Los mayores más pendientes que nunca de la tele y los periódicos y apenas iban a visitar a los abuelos. Cuando lo hacían, le recordaban que no se acercase mucho, que no los achuchase y que tampoco se quitase la mascarilla. Menos mal que, el día que habían ido a comprarlas, Sergio había elegido una de Batman y otra de Frozen. Al menos, ya que tenía que llevarlas porque tenía ya 8 años, eran de sus personajes favoritos.
Sus padres, viendo que Sergio estaba triste por no poder ir al pueblo, le explicaron los motivos. Desde hacía unos meses, todo el mundo vivía acechado por un enemigo llamado coronavirus que ya se había llevado la vida de muchas personas. Era algo nuevo y por eso los científicos aún no tenían del todo claro cómo se contagiaban las personas, cómo curarlas y cómo lograr tener una vacuna.
-Una vacuna como la del tétanos o la gripe que te pusieron hace un tiempo, cariño- le dijo su madre a Sergio.
Mientras la situación se iba controlando, el gobierno había decidido que las personas se moviesen lo mínimo posible para evitar contagiarse unas a otras.
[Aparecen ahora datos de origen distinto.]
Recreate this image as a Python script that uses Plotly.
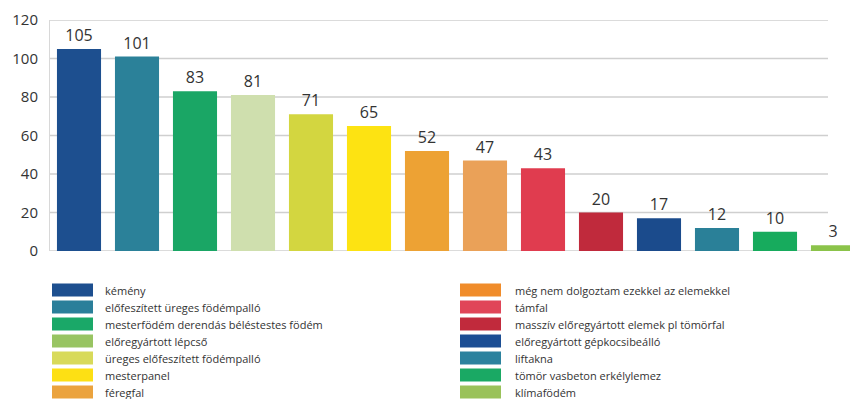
import plotly.graph_objects as go

categories = [
    "kémény",
    "előfeszített üreges födémpalló",
    "mesterfödém derendás béléstestes födém",
    "előregyártott lépcső",
    "üreges előfeszített födémpalló",
    "mesterpanel",
    "féregfal",
    "még nem dolgoztam ezekkel az elemekkel",
    "támfal",
    "masszív előregyártott elemek pl tömörfal",
    "előregyártott gépkocsibeálló",
    "liftakna",
    "tömör vasbeton erkélylemez",
    "klímafödém",
]
values = [105, 101, 83, 81, 71, 65, 52, 47, 43, 20, 17, 12, 10, 3]
bar_colors = ["#1d4f8f", "#2b8199", "#1aa665", "#cfdfae", "#d3d640", "#fde312", "#eda234",
              "#eaa158", "#e03c4f", "#c02a3c", "#1b4b8c", "#2a8098", "#17ab5d", "#8bc34a"]
legend_colors = ["#1d4f8f", "#2a7f9a", "#1aa868", "#98c462", "#d8da5a", "#fde014", "#eba33e",
                 "#f08c2a", "#e04558", "#c12a3c", "#1c4e94", "#2c829e", "#1aa964", "#9ac25a"]
y_ticks = [0, 20, 40, 60, 80, 100, 120]

W, H = 850, 399
L, R, T, B = 50, 0, 20, 148
PW, PH = W - L - R, H - T - B
cat_px = 58.0

def px_x(px):
    return (px - L) / PW

def px_y(py):
    return (H - B - py) / PH

fig = go.Figure()
fig.add_trace(go.Bar(
    x=list(range(len(categories))), y=values,
    marker=dict(color=bar_colors, line=dict(width=0)),
    text=[str(v) for v in values], textposition="outside",
    textfont=dict(size=16, color="#333333", family="Open Sans"),
    cliponaxis=False, showlegend=False, hovertext=categories,
))

shapes = []
x_end = (828 - L) / cat_px - 0.5
x_start = (44 - L) / cat_px - 0.5
for t in y_ticks:
    shapes.append(dict(type="line", xref="x", yref="y", x0=x_start, x1=x_end, y0=t, y1=t,
                       line=dict(color="#cfcfcf", width=1.5), layer="below"))

annotations = []
half = 7
for i, name in enumerate(categories):
    col = i // half
    row = i % half
    sx0 = 52 if col == 0 else 460
    sx1 = sx0 + 41
    tx = 103 if col == 0 else 513
    cy = 290 + row * 17
    shapes.append(dict(type="rect", xref="paper", yref="paper",
                       x0=px_x(sx0), x1=px_x(sx1), y0=px_y(cy + 6.5), y1=px_y(cy - 6.5),
                       fillcolor=legend_colors[i], line=dict(width=0)))
    annotations.append(dict(xref="paper", yref="paper", x=px_x(tx), y=px_y(cy),
                            xanchor="left", yanchor="middle", text=name, showarrow=False,
                            font=dict(size=11, color="#333333", family="Open Sans")))

fig.update_layout(
    width=W, height=H,
    margin=dict(l=L, r=R, t=T, b=B, pad=0),
    paper_bgcolor="white", plot_bgcolor="white",
    bargap=0.24,
    xaxis=dict(range=[-0.5, -0.5 + PW / cat_px], showticklabels=False, showgrid=False,
               zeroline=False, showline=False, fixedrange=True),
    yaxis=dict(range=[0, 120], tickvals=y_ticks, showgrid=False, zeroline=False,
               showline=True, linecolor="#d8d8d8", linewidth=1,
               ticks="", ticklabelstandoff=8,
               tickfont=dict(size=15, color="#333333", family="Open Sans")),
    shapes=shapes, annotations=annotations,
    showlegend=False,
)

fig.write_html("out.html")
Entre otras cosas, para que en los hospitales y centros de salud pudiesen trabajar con tranquilidad atendiendo bien a todos los enfermos.
-No solo de esta enfermedad Sergio, sino también de otras que ya existían- le dijo su padre.
Se trataba de que, si las personas tenían que acabar en el hospital, hubiese espacio para todas y los médicos y enfermeros pudiesen atenderlos bien. Por eso, solo se podía salir de la ciudad para ir a trabajar o al médico. No para ir al pueblo. Quien sí podía era la madre de un amigo de Sergio que se llamaba Ramón. Ella tenía un permiso especial porque iba dos veces a la semana a su casa del pueblo a llevar comida a su padre que vivía solo y era ya muy mayor. Tampoco podía haber en los bares tanta gente como antes para que pudiese haber espacio y ese maldito virus no pasase de unas personas a otras.
Con un poco de paciencia y usando palabras que él pudiese entender, Sergio comprendió muy rápido que todos tenían que hacer un esfuerzo. Y que quedarse en casa tampoco era tanto esfuerzo. Sobre todo porque tenían la suerte de tener cosas con las que entretenerse. La tele, la play, libros o discos de música. Y, sobre todo, porque tenían una casa en la que quedarse. Aún recordaba que el año pasado a la familia de un niño de su clase la habían echado de su piso por no poder pagar. Así que Sergio era bien consciente de que él era un niño afortunado.